Mao launched the Socialist Upsurge in the Countryside of 1955 and the Great Leap Forward in 1958. The essential feature of these movements was a reliance upon the voluntary spirit of the people motivated by a new moral discipline, rather than upon money. The failure of the Great Leap Forward hurt Mao's power and reputation even further.
At this time, the worsening relations with the Soviet Union made its fatal impact. Withdrawal of Soviet material aid practically all but ended China's attempt to copy the Soviet model. In the midst of this, Mao began his comeback.
During the famous Cultural Revolution of 1966 through 1969, Mao organized the army and young students into the Red Guards. With their help, Mao began to reorganize the CCP. Soon there was no Chinese thought beyond the extent of Mao's thought. By this Mao hoped to create enthusiasm of the Chinese masses to work harder while enduring a quiet and uncomplicated life. This may be the only way for a poor and heavily populated country like China to afford rapid transition into an industrialized country.
By the time Mao was in his late seventies, his life's work was essentially done, although he retained power until the end. Physically weakened, suffering from a lifetime of effort and Parkinson's Disease (a brain disorder), Mao's ability to rule in new and innovative ways to meet the demands of China's modernization grew increasingly weak. One of his final major acts was to reopen contact with the United States.

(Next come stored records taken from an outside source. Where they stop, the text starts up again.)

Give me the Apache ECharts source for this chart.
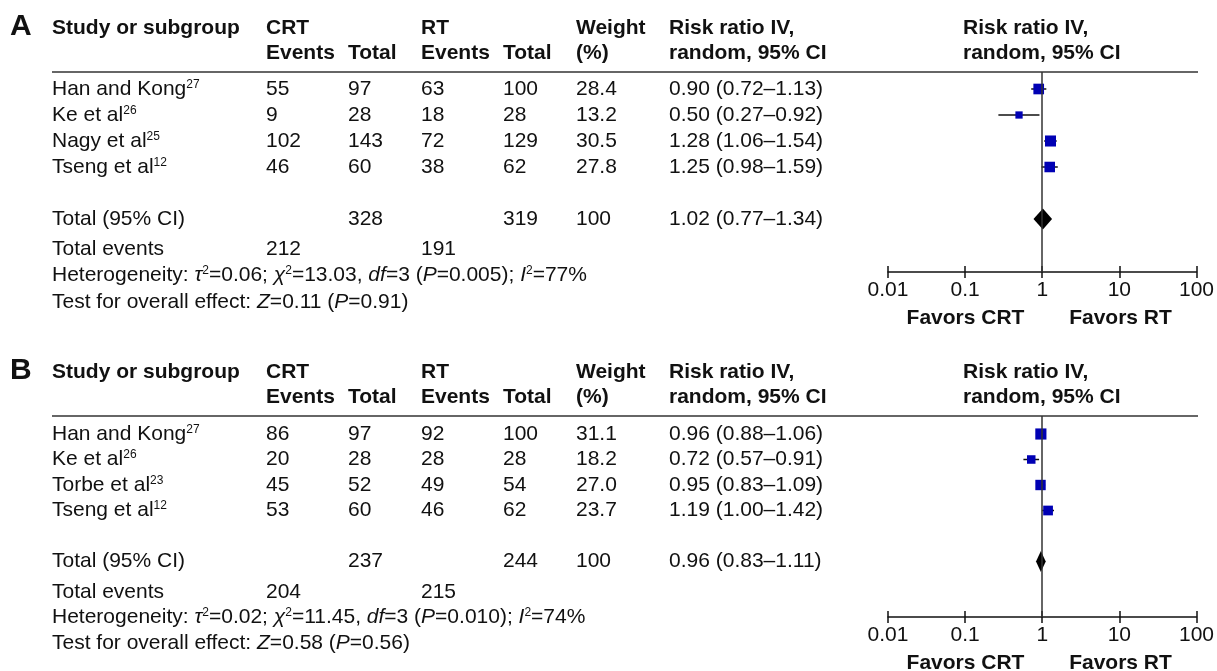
<!DOCTYPE html>
<html>
<head>
<meta charset="utf-8">
<script src="https://cdn.jsdelivr.net/npm/echarts@6/dist/echarts.min.js"></script>
<style>
html,body{margin:0;padding:0;background:#fff;}
#main{width:1217px;height:671px;}
</style>
</head>
<body>
<div id="main"></div>
<script>
// ---- panel A data
var studiesA = ['Han and Kong', 'Ke et al', 'Nagy et al', 'Tseng et al'];
var refsA = ['27', '26', '25', '12'];
var crtEventsA = [55, 9, 102, 46];
var crtTotalA = [97, 28, 143, 60];
var rtEventsA = [63, 18, 72, 38];
var rtTotalA = [100, 28, 129, 62];
var weightA = [28.4, 13.2, 30.5, 27.8];
var rrA = [0.90, 0.50, 1.28, 1.25];
var lowA = [0.72, 0.27, 1.06, 0.98];
var highA = [1.13, 0.92, 1.54, 1.59];
var totalA = {crtTotal: 328, rtTotal: 319, weight: 100, rr: 1.02, low: 0.77, high: 1.34, crtEvents: 212, rtEvents: 191};
var statsA = {tau2: '0.06', chi2: '13.03', df: 3, p: '0.005', i2: 77, z: '0.11', pz: '0.91'};

// ---- panel B data
var studiesB = ['Han and Kong', 'Ke et al', 'Torbe et al', 'Tseng et al'];
var refsB = ['27', '26', '23', '12'];
var crtEventsB = [86, 20, 45, 53];
var crtTotalB = [97, 28, 52, 60];
var rtEventsB = [92, 28, 49, 46];
var rtTotalB = [100, 28, 54, 62];
var weightB = [31.1, 18.2, 27.0, 23.7];
var rrB = [0.96, 0.72, 0.95, 1.19];
var lowB = [0.88, 0.57, 0.83, 1.00];
var highB = [1.06, 0.91, 1.09, 1.42];
var totalB = {crtTotal: 237, rtTotal: 244, weight: 100, rr: 0.96, low: 0.83, high: 1.11, crtEvents: 204, rtEvents: 215};
var statsB = {tau2: '0.02', chi2: '11.45', df: 3, p: '0.010', i2: 74, z: '0.58', pz: '0.56'};

var axisTicks = [0.01, 0.1, 1, 10, 100];

var FONT = '"Liberation Sans", Arial, Helvetica, sans-serif';
var INK = '#111';
var BLUE = '#0000b4';
var COL = {study: 52, crtE: 266, crtT: 348, rtE: 421, rtT: 503, weight: 576, rr: 669, plotHead: 963};
var PLOT_L = 888, PLOT_R = 1198, FS = 21;

var panels = [
	{letter: 'A', top: 72, axisY: 272, row0: 89, step: 26, statY: [249, 275, 302],
	 studies: studiesA, refs: refsA, crtE: crtEventsA, crtT: crtTotalA, rtE: rtEventsA, rtT: rtTotalA,
	 w: weightA, rr: rrA, lo: lowA, hi: highA, tot: totalA, st: statsA},
	{letter: 'B', top: 416, axisY: 617, row0: 434, step: 25.5, statY: [592, 617, 643],
	 studies: studiesB, refs: refsB, crtE: crtEventsB, crtT: crtTotalB, rtE: rtEventsB, rtT: rtTotalB,
	 w: weightB, rr: rrB, lo: lowB, hi: highB, tot: totalB, st: statsB}
];

function fmt2(v){ return v.toFixed(2); }
function ciText(r, l, h){ return fmt2(r) + ' (' + fmt2(l) + '\u2013' + fmt2(h) + ')'; }

var richBase = {
	n: {fontSize: FS, fontFamily: FONT, fill: INK, color: INK},
	i: {fontSize: FS, fontFamily: FONT, fontStyle: 'italic', fill: INK, color: INK},
	s: {fontSize: 12, fontFamily: FONT, fill: INK, color: INK, verticalAlign: 'top'}
};

function txt(x, y, s, bold, size){
	return {type: 'text', x: x, y: y, silent: true,
		style: {text: s, fill: INK, font: (bold ? 'bold ' : '') + (size || FS) + 'px ' + FONT, verticalAlign: 'middle', align: 'left'}};
}
function richTxt(x, y, s){
	return {type: 'text', x: x, y: y, silent: true,
		style: {text: s, fill: INK, fontSize: FS, fontFamily: FONT, verticalAlign: 'middle', align: 'left', rich: richBase}};
}

var option = {
	backgroundColor: '#fff',
	animation: false,
	grid: [], xAxis: [], yAxis: [], series: [], graphic: []
};

panels.forEach(function(p, gi){
	var yMin = (p.top - p.row0) / p.step, yMax = (p.axisY - p.row0) / p.step;
	var totRow = 5;
	option.grid.push({left: PLOT_L, width: PLOT_R - PLOT_L, top: p.top, height: p.axisY - p.top});
	option.yAxis.push({gridIndex: gi, type: 'value', inverse: true, min: yMin, max: yMax, show: false});
	option.xAxis.push({
		gridIndex: gi, type: 'log', logBase: 10, min: axisTicks[0], max: axisTicks[axisTicks.length - 1],
		splitNumber: axisTicks.length - 1, position: 'bottom',
		axisLine: {onZero: false, lineStyle: {color: INK, width: 1.5}},
		axisTick: {length: 6, lineStyle: {color: INK, width: 1.5}},
		minorTick: {show: false}, splitLine: {show: false},
		axisLabel: {fontSize: FS, fontFamily: FONT, color: INK, margin: 8,
			formatter: function(v){ return String(Number(v.toPrecision(2))); }}
	});
	// second axis only for the upward half of the ticks
	option.xAxis.push({
		gridIndex: gi, type: 'log', logBase: 10, min: axisTicks[0], max: axisTicks[axisTicks.length - 1],
		splitNumber: axisTicks.length - 1, position: 'bottom',
		axisLine: {show: false, onZero: false}, axisLabel: {show: false}, splitLine: {show: false},
		axisTick: {inside: true, length: 6, lineStyle: {color: INK, width: 1.5}}
	});
	var xi = gi * 2;

	// confidence interval whiskers
	option.series.push({
		type: 'custom', xAxisIndex: xi, yAxisIndex: gi, silent: true, z: 2,
		data: p.rr.map(function(r, k){ return [p.lo[k], p.hi[k], k]; }),
		encode: {x: [0, 1], y: 2},
		renderItem: function(params, api){
			var a = api.coord([api.value(0), api.value(2)]);
			var b = api.coord([api.value(1), api.value(2)]);
			return {type: 'line', shape: {x1: a[0], y1: a[1], x2: b[0], y2: b[1]}, style: {stroke: INK, lineWidth: 1.5}};
		}
	});
	// study squares + reference line at 1
	option.series.push({
		type: 'scatter', xAxisIndex: xi, yAxisIndex: gi, silent: true, z: 3,
		symbol: 'rect',
		symbolSize: function(v){ return 2 * Math.sqrt(v[2]); },
		itemStyle: {color: BLUE, opacity: 1},
		data: p.rr.map(function(r, k){ return [r, k, p.w[k]]; }),
		markLine: {silent: true, symbol: 'none', label: {show: false},
			lineStyle: {color: '#333', width: 1.5, type: 'solid'},
			data: [{xAxis: 1}]}
	});
	// pooled diamond
	option.series.push({
		type: 'custom', xAxisIndex: xi, yAxisIndex: gi, silent: true, z: 4,
		data: [[p.tot.low, p.tot.rr, p.tot.high, totRow]],
		encode: {x: [0, 1, 2], y: 3},
		renderItem: function(params, api){
			var l = api.coord([api.value(0), api.value(3)]);
			var c = api.coord([api.value(1), api.value(3)]);
			var r = api.coord([api.value(2), api.value(3)]);
			var h = 10.5;
			return {type: 'polygon', shape: {points: [[l[0], c[1]], [c[0], c[1] - h], [r[0], c[1]], [c[0], c[1] + h]]},
				style: {fill: '#000'}};
		}
	});
	// table rows, aligned to the same rows
	var rows = p.studies.map(function(s, k){
		return {name: '{n|' + s + '}{s|' + p.refs[k] + '}', cells: [p.crtE[k], p.crtT[k], p.rtE[k], p.rtT[k], p.w[k].toFixed(1), ciText(p.rr[k], p.lo[k], p.hi[k])], row: k};
	});
	rows.push({name: '{n|Total (95% CI)}', cells: ['', p.tot.crtTotal, '', p.tot.rtTotal, String(p.tot.weight), ciText(p.tot.rr, p.tot.low, p.tot.high)], row: totRow});
	option.series.push({
		type: 'custom', xAxisIndex: xi, yAxisIndex: gi, silent: true, clip: false,
		data: rows.map(function(r){ return [1, r.row]; }),
		encode: {x: 0, y: 1},
		renderItem: function(params, api){
			var y = api.coord([1, api.value(1)])[1];
			var r = rows[params.dataIndex];
			var xs = [COL.crtE, COL.crtT, COL.rtE, COL.rtT, COL.weight, COL.rr];
			var kids = [{type: 'text', x: COL.study, y: y,
				style: {text: r.name, fontSize: FS, fontFamily: FONT, fill: INK, verticalAlign: 'middle', rich: richBase}}];
			r.cells.forEach(function(c, j){
				kids.push({type: 'text', x: xs[j], y: y,
					style: {text: String(c), font: FS + 'px ' + FONT, fill: INK, verticalAlign: 'middle'}});
			});
			return {type: 'group', children: kids};
		}
	});

	// headers and text blocks
	var l1 = p.top - 44, l2 = p.top - 19;
	var G = option.graphic;
	G.push(txt(10, l1 - 1, p.letter, true, 30));
	G.push(txt(COL.study, l1, 'Study or subgroup', true));
	G.push(txt(COL.crtE, l1, 'CRT', true));
	G.push(txt(COL.crtE, l2, 'Events', true));
	G.push(txt(COL.crtT, l2, 'Total', true));
	G.push(txt(COL.rtE, l1, 'RT', true));
	G.push(txt(COL.rtE, l2, 'Events', true));
	G.push(txt(COL.rtT, l2, 'Total', true));
	G.push(txt(COL.weight, l1, 'Weight', true));
	G.push(txt(COL.weight, l2, '(%)', true));
	G.push(txt(COL.rr, l1, 'Risk ratio IV,', true));
	G.push(txt(COL.rr, l2, 'random, 95% CI', true));
	G.push(txt(COL.plotHead, l1, 'Risk ratio IV,', true));
	G.push(txt(COL.plotHead, l2, 'random, 95% CI', true));
	G.push({type: 'line', silent: true, shape: {x1: COL.study, y1: p.top, x2: PLOT_R, y2: p.top},
		style: {stroke: '#333', lineWidth: 1.5}});

	G.push(txt(COL.study, p.statY[0], 'Total events'));
	G.push(txt(COL.crtE, p.statY[0], String(p.tot.crtEvents)));
	G.push(txt(COL.rtE, p.statY[0], String(p.tot.rtEvents)));
	var st = p.st;
	G.push(richTxt(COL.study, p.statY[1],
		'{n|Heterogeneity: }{i|\u03c4}{s|2}{n|=' + st.tau2 + '; }{i|\u03c7}{s|2}{n|=' + st.chi2 + ', }{i|df}{n|=' + st.df +
		' (}{i|P}{n|=' + st.p + '); }{i|I}{s|2}{n|=' + st.i2 + '%}'));
	G.push(richTxt(COL.study, p.statY[2],
		'{n|Test for overall effect: }{i|Z}{n|=' + st.z + ' (}{i|P}{n|=' + st.pz + ')}'));

	var fy = p.axisY + 46;
	var midL = (PLOT_L + (PLOT_L + PLOT_R) / 2) / 2, midR = ((PLOT_L + PLOT_R) / 2 + PLOT_R) / 2;
	G.push({type: 'text', x: midL, y: fy, silent: true,
		style: {text: 'Favors CRT', font: 'bold ' + FS + 'px ' + FONT, fill: INK, align: 'center', verticalAlign: 'middle'}});
	G.push({type: 'text', x: midR, y: fy, silent: true,
		style: {text: 'Favors RT', font: 'bold ' + FS + 'px ' + FONT, fill: INK, align: 'center', verticalAlign: 'middle'}});
});

var myChart = echarts.init(document.getElementById('main'));
myChart.setOption(option);
</script>
</body>
</html>
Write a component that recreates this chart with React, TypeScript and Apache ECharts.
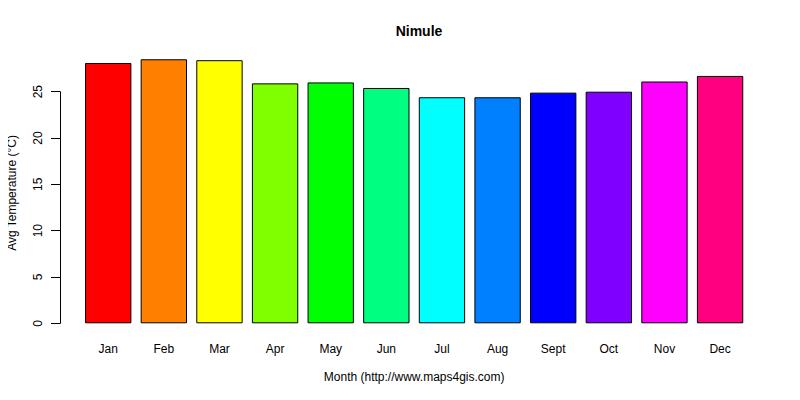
import React, { useEffect, useRef } from 'react';
import * as echarts from 'echarts';

const months = ['Jan', 'Feb', 'Mar', 'Apr', 'May', 'Jun', 'Jul', 'Aug', 'Sept', 'Oct', 'Nov', 'Dec'];
const avgTemp = [28.1, 28.5, 28.4, 25.9, 26.0, 25.4, 24.4, 24.4, 24.9, 25.0, 26.1, 26.7];
const barColors = [
  '#FF0000', '#FF8000', '#FFFF00', '#80FF00', '#00FF00', '#00FF80',
  '#00FFFF', '#0080FF', '#0000FF', '#8000FF', '#FF00FF', '#FF0080',
];

const FONT = '"Liberation Sans", Arial, sans-serif';

const App: React.FC = () => {
  const divEL = useRef<HTMLDivElement>(null);

  useEffect(() => {
    const instance = echarts.init(divEL.current as any, null, { renderer: 'svg' });

    const option: echarts.EChartsOption = {
      animation: false,
      backgroundColor: '#ffffff',
      textStyle: { fontFamily: FONT, color: '#000' },
      title: {
        text: 'Nimule',
        left: 414,
        top: 19,
        textAlign: 'center',
        textStyle: { fontSize: 14, fontWeight: 'bold', color: '#000', fontFamily: FONT },
      },
      grid: {
        left: 80.4,
        right: 52.1,
        top: 91.7,
        bottom: 76.7,
      },
      xAxis: {
        type: 'category',
        data: months,
        axisLine: { show: false },
        axisTick: { show: false },
        axisLabel: { color: '#000', fontSize: 12, margin: 20, fontFamily: FONT, interval: 0 },
        name: 'Month (http://www.maps4gis.com)',
        nameLocation: 'middle',
        nameGap: 48,
        nameTextStyle: { color: '#000', fontSize: 12, fontFamily: FONT },
      },
      yAxis: {
        type: 'value',
        min: 0,
        max: 25,
        interval: 5,
        offset: 20.4,
        splitLine: { show: false },
        axisLine: { show: true, lineStyle: { color: '#000', width: 1 } },
        axisTick: { show: true, length: 9, lineStyle: { color: '#000', width: 1 } },
        axisLabel: { color: '#000', fontSize: 12, rotate: 90, margin: 16, fontFamily: FONT },
      },
      graphic: [
        {
          type: 'text',
          x: 12,
          y: 193,
          rotation: Math.PI / 2,
          style: {
            text: 'Avg Temperature (°C)',
            fontSize: 12,
            fontFamily: FONT,
            fill: '#000',
            align: 'center',
            verticalAlign: 'middle',
          },
        },
      ],
      series: [
        {
          type: 'bar',
          clip: false,
          barCategoryGap: '16.7%',
          data: avgTemp.map((v, i) => ({
            value: v,
            itemStyle: { color: barColors[i] },
          })),
          itemStyle: { borderColor: '#000', borderWidth: 1 },
        },
      ],
    };

    instance.setOption(option);

    return () => {
      instance.dispose();
    };
  }, []);

  return <div ref={divEL} style={{ width: 800, height: 400, margin: -8 }}></div>;
};

export default App;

On September 9, 1976, Mao died in Beijing, China. Mao was undoubtedly the key figure in China in the twentieth century and one of the century's most important movers and reformers. He had devoted his life to the advancement of a peasant class terrorized for centuries by those in power. However, in pursuit of his own goals, Mao himself could be a violent and overpowering ruler.
Feigon, Lee. Mao: A Reinterpretation. Chicago: Ivan R. Dee, 2002.
Garza, Hedda. Mao Zedong. New York: Chelsea House, 1988.
Short, Philip. Mao: A Life. New York: Henry Holt, 2000.
Terrill, Ross. Mao: A Biography. New York: Harper & Row, 1980. Reprint, Stanford, CA: Stanford University Press, 1999.